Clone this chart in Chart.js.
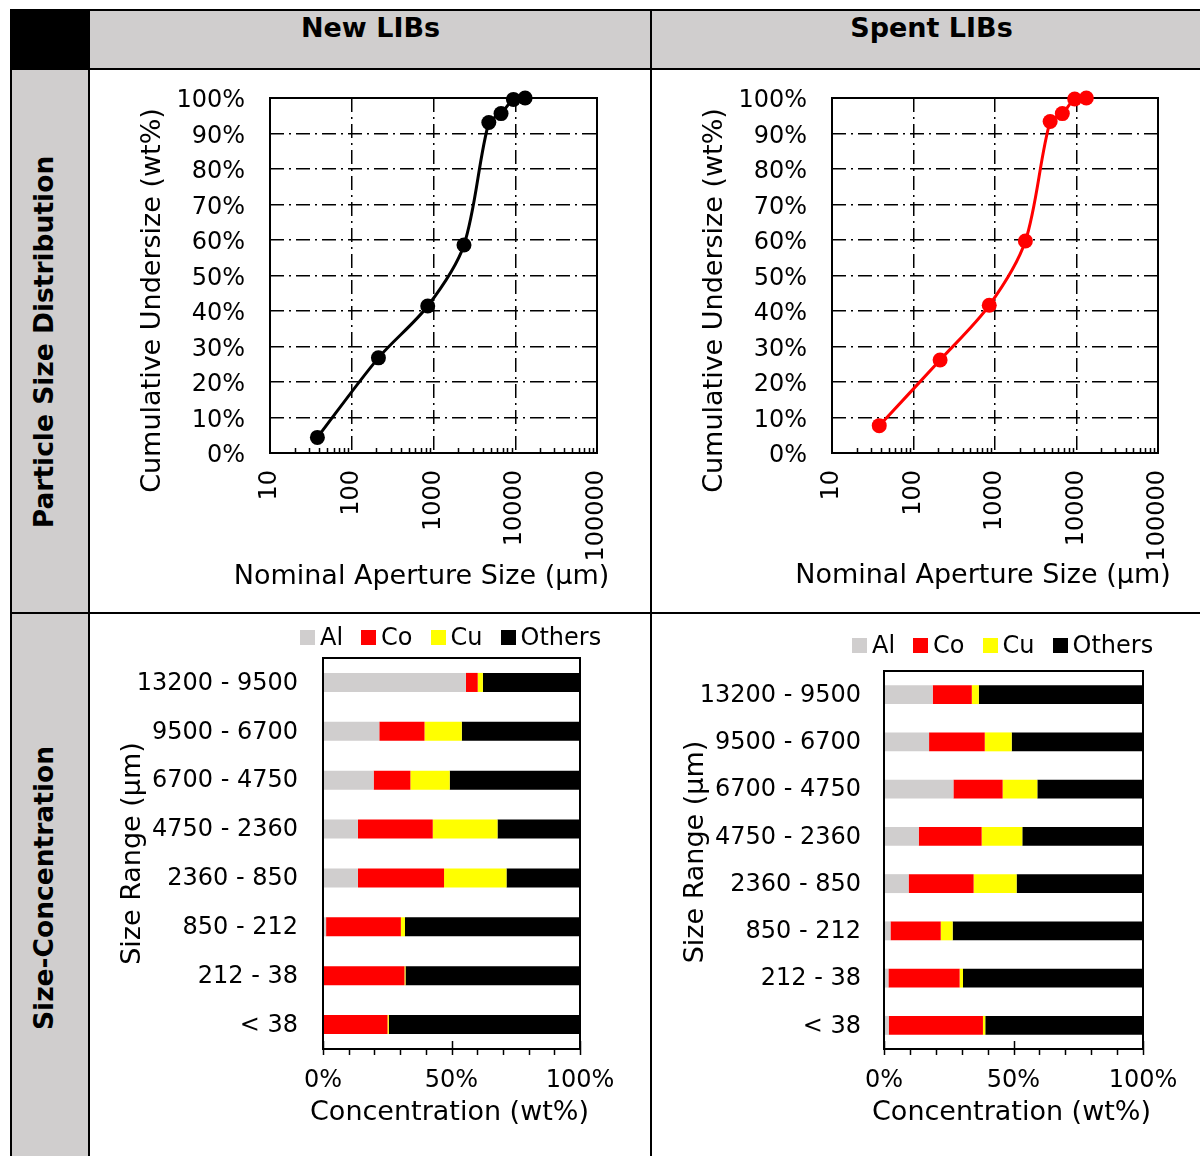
<!DOCTYPE html>
<html>
<head>
<meta charset="utf-8">
<title>Particle size distribution and size-concentration of new and spent LIBs</title>
<script src="https://cdn.jsdelivr.net/npm/chart.js@4.4.1/dist/chart.umd.min.js"></script>
<style>
  html, body { margin: 0; padding: 0; background: #fff; }
  #page { position: relative; width: 1200px; height: 1156px; overflow: hidden;
          font-family: 'DejaVu Sans', Verdana, sans-serif; color: #000; }
  .abs { position: absolute; }
  .gray { background: #d0cece; }
  .ink { background: #000; }
  .head { position: absolute; top: 10px; height: 36px; line-height: 36px;
          font-weight: bold; font-size: 27px; text-align: center; white-space: nowrap; }
  .side { position: absolute; font-weight: bold; font-size: 26.5px; white-space: nowrap;
          transform: translate(-50%, -50%) rotate(-90deg); }
  canvas { position: absolute; }
  .legend { position: absolute; display: flex; align-items: center; font-size: 24px; line-height: 28px; white-space: nowrap; }
  .legend .item { display: flex; align-items: center; margin-right: 18px; }
  .legend .box { display: inline-block; width: 15px; height: 15px; margin-right: 5px; }
</style>
</head>
<body>
<div id="page">
  <!-- table cells -->
  <div class="abs ink"  style="left:10px;top:10px;width:80px;height:60px"></div>
  <div class="abs gray" style="left:90px;top:10px;width:1110px;height:59px"></div>
  <div class="abs gray" style="left:12px;top:70px;width:76px;height:1086px"></div>

  <!-- table rules -->
  <div class="abs ink" style="left:10px;top:9px;width:1190px;height:2px"></div>
  <div class="abs ink" style="left:10px;top:68px;width:1190px;height:2px"></div>
  <div class="abs ink" style="left:10px;top:612px;width:1190px;height:2px"></div>
  <div class="abs ink" style="left:10px;top:10px;width:2px;height:1146px"></div>
  <div class="abs ink" style="left:88px;top:10px;width:2px;height:1146px"></div>
  <div class="abs ink" style="left:650px;top:10px;width:2px;height:1146px"></div>

  <div class="head" style="left:90px;width:561px">New LIBs</div>
  <div class="head" style="left:651px;width:561px">Spent LIBs</div>
  <div class="side" style="left:43px;top:342px">Particle Size Distribution</div>
  <div class="side" style="left:43px;top:888px">Size-Concentration</div>

  <canvas id="psd-new"   width="548" height="538" style="left:100px;top:72px"></canvas>
  <canvas id="psd-spent" width="545" height="538" style="left:655px;top:72px"></canvas>
  <canvas id="conc-new"   width="548" height="540" style="left:100px;top:615px"></canvas>
  <canvas id="conc-spent" width="545" height="540" style="left:655px;top:615px"></canvas>
  <div id="legend-new"   class="legend" style="left:300px;top:623px"></div>
  <div id="legend-spent" class="legend" style="left:852px;top:631px"></div>
</div>

<script>
// ── Data: particle size distribution ────────────────────────
const sieveSizes = [38, 212, 850, 2360, 4750, 6700, 9500, 13200];      // µm
const newUndersize = [4.4, 26.8, 41.4, 58.6, 93.1, 95.6, 99.6, 100];   // wt%
const spentUndersize = [7.7, 26.2, 41.6, 59.7, 93.4, 95.6, 99.7, 100]; // wt%
const apertureTicks = [10, 100, 1000, 10000, 100000];

// ── Data: size-concentration ────────────────────────────────
const sizeRanges = ['13200 - 9500', '9500 - 6700', '6700 - 4750', '4750 - 2360',
                    '2360 - 850', '850 - 212', '212 - 38', '< 38'];
const elements = ['Al', 'Co', 'Cu', 'Others'];
const elementColors = ['#d0cece', '#ff0000', '#ffff00', '#000000'];

const newAl     = [55.6, 21.9, 19.7, 13.6, 13.6, 1.2, 0.3, 0.0];
const newCo     = [4.6, 17.6, 14.3, 29.1, 33.5, 29.1, 31.4, 25.1];
const newCu     = [2.0, 14.5, 15.3, 25.2, 24.3, 1.6, 0.4, 0.5];
const newOthers = [37.8, 46.0, 50.7, 32.1, 28.6, 68.1, 67.9, 74.4];

const spentAl     = [18.8, 17.4, 26.8, 13.4, 9.5, 2.5, 1.7, 1.8];
const spentCo     = [15.1, 21.5, 19.0, 24.3, 25.1, 19.4, 27.5, 36.4];
const spentCu     = [2.7, 10.4, 13.4, 15.7, 16.6, 4.6, 1.3, 0.9];
const spentOthers = [63.4, 50.7, 40.8, 46.6, 48.8, 73.5, 69.5, 60.9];

const concTicks = [0, 50, 100];
const concMinorStep = 10;

const FONT = "'DejaVu Sans', Verdana, sans-serif";
Chart.defaults.font.family = FONT;
Chart.defaults.color = '#000';

// ── Plot frame ──────────────────────────────────────────────
const framePlugin = {
    id: 'frame',
    draw(chart) {
        const { ctx, chartArea: a } = chart;
        ctx.save();
        ctx.strokeStyle = '#000';
        ctx.lineWidth = 2;
        ctx.strokeRect(a.left, a.top, a.right - a.left, a.bottom - a.top);
        ctx.restore();
    },
    beforeDatasetsDraw(chart, args, opts) { if (!opts.after) this.draw(chart); },
    afterDatasetsDraw(chart, args, opts) { if (opts.after) this.draw(chart); }
};

// ── Tick marks on the x axis (inside / outside) ─────────────
const tickMarks = {
    id: 'tickMarks',
    afterDatasetsDraw(chart, args, opts) {
        const sx = chart.scales.x;
        const bottom = chart.chartArea.bottom;
        const ctx = chart.ctx;
        ctx.save();
        ctx.strokeStyle = '#000';
        ctx.lineWidth = 1.5;
        ctx.beginPath();
        sx.ticks.forEach(t => {
            const px = Math.round(sx.getPixelForValue(t.value)) + 0.5;
            const up = t.major ? opts.majorIn : opts.minorIn;
            if (up) { ctx.moveTo(px, bottom); ctx.lineTo(px, bottom - up); }
            if (opts.out) { ctx.moveTo(px, bottom); ctx.lineTo(px, bottom + opts.out); }
        });
        ctx.stroke();
        ctx.restore();
    }
};

// ── Axis titles (placed like the Excel originals, not squeezed) ──
const axisTitles = {
    id: 'axisTitles',
    afterDraw(chart, args, opts) {
        const { ctx, chartArea: a } = chart;
        ctx.save();
        ctx.fillStyle = '#000';
        ctx.font = opts.size + 'px ' + FONT;
        ctx.textAlign = 'center';
        ctx.textBaseline = 'middle';
        ctx.fillText(opts.xText, (a.left + a.right) / 2 + opts.xdx, a.bottom + opts.xdy);
        ctx.translate(a.left + opts.ydx, (a.top + a.bottom) / 2 + opts.ydy);
        ctx.rotate(-Math.PI / 2);
        ctx.fillText(opts.yText, 0, 0);
        ctx.restore();
    }
};

// ── HTML legend ─────────────────────────────────────────────
const htmlLegend = {
    id: 'htmlLegend',
    afterUpdate(chart, args, opts) {
        const box = document.getElementById(opts.containerID);
        if (!box) return;
        box.innerHTML = '';
        chart.options.plugins.legend.labels.generateLabels(chart).forEach(item => {
            const el = document.createElement('span');
            el.className = 'item';
            const sw = document.createElement('span');
            sw.className = 'box';
            sw.style.background = item.fillStyle;
            el.appendChild(sw);
            el.appendChild(document.createTextNode(item.text));
            box.appendChild(el);
        });
    }
};

const dashDot = [14, 5, 2, 5];

function psdChart(id, values, color, geo) {
    return new Chart(document.getElementById(id), {
        type: 'line',
        data: {
            datasets: [{
                data: sieveSizes.map((s, i) => ({ x: s, y: values[i] })),
                borderColor: color,
                backgroundColor: color,
                borderWidth: 3,
                pointRadius: 7.5,
                pointHoverRadius: 7.5,
                pointBorderWidth: 0,
                tension: 0.3,
                clip: false
            }]
        },
        options: {
            responsive: false,
            animation: false,
            events: [],
            layout: { padding: { top: geo.padTop, right: geo.padRight } },
            plugins: {
                legend: { display: false },
                tooltip: { enabled: false },
                frame: { after: false },
                tickMarks: { minorIn: 5, majorIn: 0, out: 0 },
                axisTitles: {
                    size: 27,
                    xText: 'Nominal Aperture Size (µm)', xdx: -12, xdy: geo.xTitleY,
                    yText: 'Cumulative Undersize (wt%)', ydx: -117, ydy: 25
                }
            },
            scales: {
                x: {
                    type: 'logarithmic',
                    min: apertureTicks[0],
                    max: apertureTicks[apertureTicks.length - 1],
                    afterBuildTicks: s => {
                        const ticks = [];
                        apertureTicks.forEach((d, k) => {
                            ticks.push({ value: d, major: true });
                            if (k < apertureTicks.length - 1) {
                                for (let m = 2; m <= 9; m++) ticks.push({ value: d * m, major: false });
                            }
                        });
                        s.ticks = ticks;
                    },
                    afterFit: s => { s.height = geo.xHeight; s.paddingLeft = 0; s.paddingRight = 0; },
                    grid: {
                        color: c => (c.tick && c.tick.major) ? '#000' : 'rgba(0,0,0,0)',
                        lineWidth: 1.5,
                        drawTicks: false
                    },
                    border: { display: false, dash: dashDot },
                    ticks: {
                        autoSkip: false,
                        minRotation: 90,
                        maxRotation: 90,
                        padding: 17,
                        font: { size: 24 },
                        callback: (v, i, t) => t[i].major ? String(v) : ''
                    }
                },
                y: {
                    min: 0,
                    max: 100,
                    afterFit: s => { s.width = geo.yWidth; s.paddingTop = 0; s.paddingBottom = 0; },
                    grid: { color: '#000', lineWidth: 1.5, drawTicks: false },
                    border: { display: false, dash: dashDot },
                    ticks: { stepSize: 10, padding: 25, labelOffset: 3, font: { size: 24 }, callback: v => v + '%' }
                }
            }
        },
        plugins: [framePlugin, tickMarks, axisTitles]
    });
}

function concChart(id, series, geo, legendId) {
    return new Chart(document.getElementById(id), {
        type: 'bar',
        data: {
            labels: sizeRanges,
            datasets: elements.map((name, k) => ({
                label: name,
                data: series[k],
                backgroundColor: elementColors[k],
                borderWidth: 0,
                barPercentage: geo.barPct,
                categoryPercentage: 1
            }))
        },
        options: {
            indexAxis: 'y',
            responsive: false,
            animation: false,
            events: [],
            layout: { padding: { top: geo.padTop, right: geo.padRight } },
            plugins: {
                legend: { display: false },
                tooltip: { enabled: false },
                htmlLegend: { containerID: legendId },
                frame: { after: true },
                tickMarks: { minorIn: 0, majorIn: 8, out: 6 },
                axisTitles: {
                    size: 27,
                    xText: 'Concentration (wt%)', xdx: -2, xdy: 64,
                    yText: 'Size Range (µm)', ydx: geo.yTitleX, ydy: geo.yTitleDy
                }
            },
            scales: {
                x: {
                    stacked: true,
                    min: 0,
                    max: 100,
                    afterBuildTicks: s => {
                        const ticks = [];
                        for (let v = concTicks[0]; v <= concTicks[concTicks.length - 1]; v += concMinorStep) {
                            ticks.push({ value: v, major: concTicks.includes(v) });
                        }
                        s.ticks = ticks;
                    },
                    afterFit: s => { s.height = geo.xHeight; s.paddingLeft = 0; s.paddingRight = 0; },
                    grid: { display: false, drawTicks: false },
                    border: { display: false },
                    ticks: {
                        autoSkip: false,
                        maxRotation: 0,
                        padding: 17,
                        font: { size: 24 },
                        callback: (v, i, t) => t[i].major ? v + '%' : ''
                    }
                },
                y: {
                    stacked: true,
                    afterFit: s => { s.width = geo.yWidth; s.paddingTop = 0; s.paddingBottom = 0; },
                    grid: { display: false, drawTicks: false },
                    border: { display: false },
                    ticks: { padding: geo.yTickPad, labelOffset: 1, font: { size: 24 } }
                }
            }
        },
        plugins: [framePlugin, tickMarks, axisTitles, htmlLegend]
    });
}

// ── Init ─────────────────────────────────────────────────────
psdChart('psd-new', newUndersize, '#000000',
    { padTop: 26, padRight: 51, yWidth: 170, xHeight: 157, xTitleY: 124 });
psdChart('psd-spent', spentUndersize, '#ff0000',
    { padTop: 26, padRight: 42, yWidth: 177, xHeight: 157, xTitleY: 123 });

concChart('conc-new', [newAl, newCo, newCu, newOthers],
    { padTop: 43, padRight: 68, yWidth: 223, xHeight: 106, yTickPad: 25, yTitleX: -190, yTitleDy: 0, barPct: 0.39 },
    'legend-new');
concChart('conc-spent', [spentAl, spentCo, spentCu, spentOthers],
    { padTop: 56, padRight: 57, yWidth: 229, xHeight: 106, yTickPad: 23, yTitleX: -188, yTitleDy: -8, barPct: 0.40 },
    'legend-spent');
</script>
</body>
</html>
########################################
[The task] For each line of the listing that holds the word "this", show that line.

[Output below]
Clone this chart in Chart.js.
    beforeDatasetsDraw(chart, args, opts) { if (!opts.after) this.draw(chart); },
    afterDatasetsDraw(chart, args, opts) { if (opts.after) this.draw(chart); }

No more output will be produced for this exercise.